• [DATA]:
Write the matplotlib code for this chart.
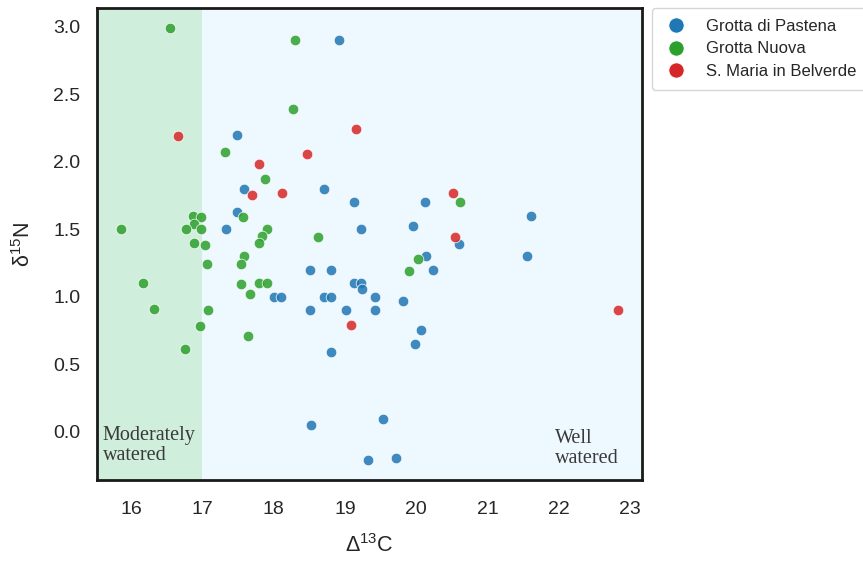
import matplotlib
matplotlib.use("Agg")
import matplotlib.pyplot as plt
from matplotlib.lines import Line2D

# ---- data ----
groups = ["Grotta di Pastena", "Grotta Nuova", "S. Maria in Belverde"]
colors = ["#1f77b4", "#2ca02c", "#d62728"]

pastena_x = [18.91, 17.49, 17.59, 18.71, 19.12, 17.49, 17.33, 19.22, 20.13, 21.61,
             19.96, 20.60, 21.56, 20.14, 20.24, 18.51, 18.81, 19.12, 19.22, 19.24,
             18.00, 18.10, 18.70, 18.81, 19.42, 19.81, 18.51, 19.02, 19.42, 20.07,
             19.99, 18.81, 19.53, 18.52, 19.32, 19.72]
pastena_y = [2.90, 2.20, 1.80, 1.80, 1.70, 1.63, 1.50, 1.50, 1.70, 1.60,
             1.52, 1.39, 1.30, 1.30, 1.20, 1.20, 1.20, 1.10, 1.10, 1.06,
             1.00, 1.00, 1.00, 1.00, 1.00, 0.97, 0.90, 0.90, 0.90, 0.75,
             0.65, 0.59, 0.09, 0.05, -0.21, -0.20]

nuova_x = [16.55, 18.30, 18.27, 17.31, 17.88, 17.57, 16.87, 16.98, 16.88, 15.86,
           16.77, 16.98, 17.90, 17.83, 18.62, 16.88, 17.04, 17.79, 17.59, 17.07,
           17.54, 16.17, 17.54, 17.79, 17.90, 17.67, 16.32, 17.08, 16.97, 17.64,
           16.75, 20.61, 20.03, 19.90]
nuova_y = [2.99, 2.90, 2.39, 2.07, 1.87, 1.59, 1.60, 1.59, 1.54, 1.50,
           1.50, 1.50, 1.50, 1.45, 1.44, 1.40, 1.38, 1.40, 1.30, 1.24,
           1.24, 1.10, 1.09, 1.10, 1.10, 1.02, 0.91, 0.90, 0.78, 0.71,
           0.61, 1.70, 1.28, 1.19]

belverde_x = [16.66, 19.15, 18.47, 17.79, 17.69, 18.11, 20.51, 20.54, 19.08, 22.83]
belverde_y = [2.19, 2.24, 2.06, 1.98, 1.75, 1.77, 1.77, 1.44, 0.79, 0.90]

xs = [pastena_x, nuova_x, belverde_x]
ys = [pastena_y, nuova_y, belverde_y]

# ---- figure ----
plt.rcParams['font.family'] = ['Liberation Sans', 'DejaVu Sans']
plt.rcParams['mathtext.fontset'] = 'custom'
plt.rcParams['mathtext.rm'] = 'Liberation Sans'
plt.rcParams['mathtext.it'] = 'Liberation Sans'
plt.rcParams['mathtext.default'] = 'regular'

fig = plt.figure(figsize=(8.63, 5.61), dpi=100)
ax = fig.add_axes([0.1124, 0.1444, 0.6316, 0.8413])

xmin, xmax = 15.52, 23.17
ymin, ymax = -0.36, 3.14
ax.axvspan(xmin, 17.0, color="#d0eedc", zorder=0, lw=0)
ax.axvspan(17.0, xmax, color="#eef9ff", zorder=0, lw=0)

for gx, gy, c in zip(xs, ys, colors):
    ax.scatter(gx, gy, s=58, color=c, alpha=0.85, edgecolor="white",
               linewidth=0.6, zorder=3)

ax.set_xlim(xmin, xmax)
ax.set_ylim(ymin, ymax)
ax.set_xticks(range(16, 24))
ax.set_yticks([0.0, 0.5, 1.0, 1.5, 2.0, 2.5, 3.0])
ax.set_yticklabels(["0.0", "0.5", "1.0", "1.5", "2.0", "2.5", "3.0"])
ax.tick_params(length=0, labelsize=14, colors="#262626")
ax.tick_params(axis="x", pad=15)
ax.tick_params(axis="y", pad=12)

for sp in ax.spines.values():
    sp.set_color("#1a1a1a")
    sp.set_linewidth(2)

ax.set_xlabel("Δ$^{13}$C", fontsize=15.5, color="#262626", labelpad=12)
ax.set_ylabel("δ$^{15}$N", fontsize=15.5, color="#262626", labelpad=13)

ax.text(15.6, 0.04, "Moderately\nwatered", family=["Liberation Serif"],
        fontsize=14.5, color="#3a3a3a", va="top", ha="left", linespacing=1.1)
ax.text(21.95, 0.02, "Well\nwatered", family=["Liberation Serif"],
        fontsize=14.5, color="#3a3a3a", va="top", ha="left", linespacing=1.1)

handles = [Line2D([0], [0], marker="o", ls="", markersize=11, color=c,
                  markeredgecolor="white", markeredgewidth=0.6)
           for c in colors]
leg = ax.legend(handles, groups, loc="upper left", bbox_to_anchor=(1.018, 1.0),
                borderaxespad=0, fontsize=12, frameon=True, labelspacing=0.45,
                handlelength=1.6, handletextpad=1.0, borderpad=0.65)
leg.get_frame().set_edgecolor("#cccccc")
for t in leg.get_texts():
    t.set_color("#262626")

fig.savefig("out.png", dpi=100)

• [TASK DETAILS]:
Exactly as they appear, print the lines of the listing above from its first line through the line that contains "from matplotlib.lines import Line2D", minus the pictures.

• [RESPONSE]:
Write the matplotlib code for this chart.
import matplotlib
matplotlib.use("Agg")
import matplotlib.pyplot as plt
from matplotlib.lines import Line2D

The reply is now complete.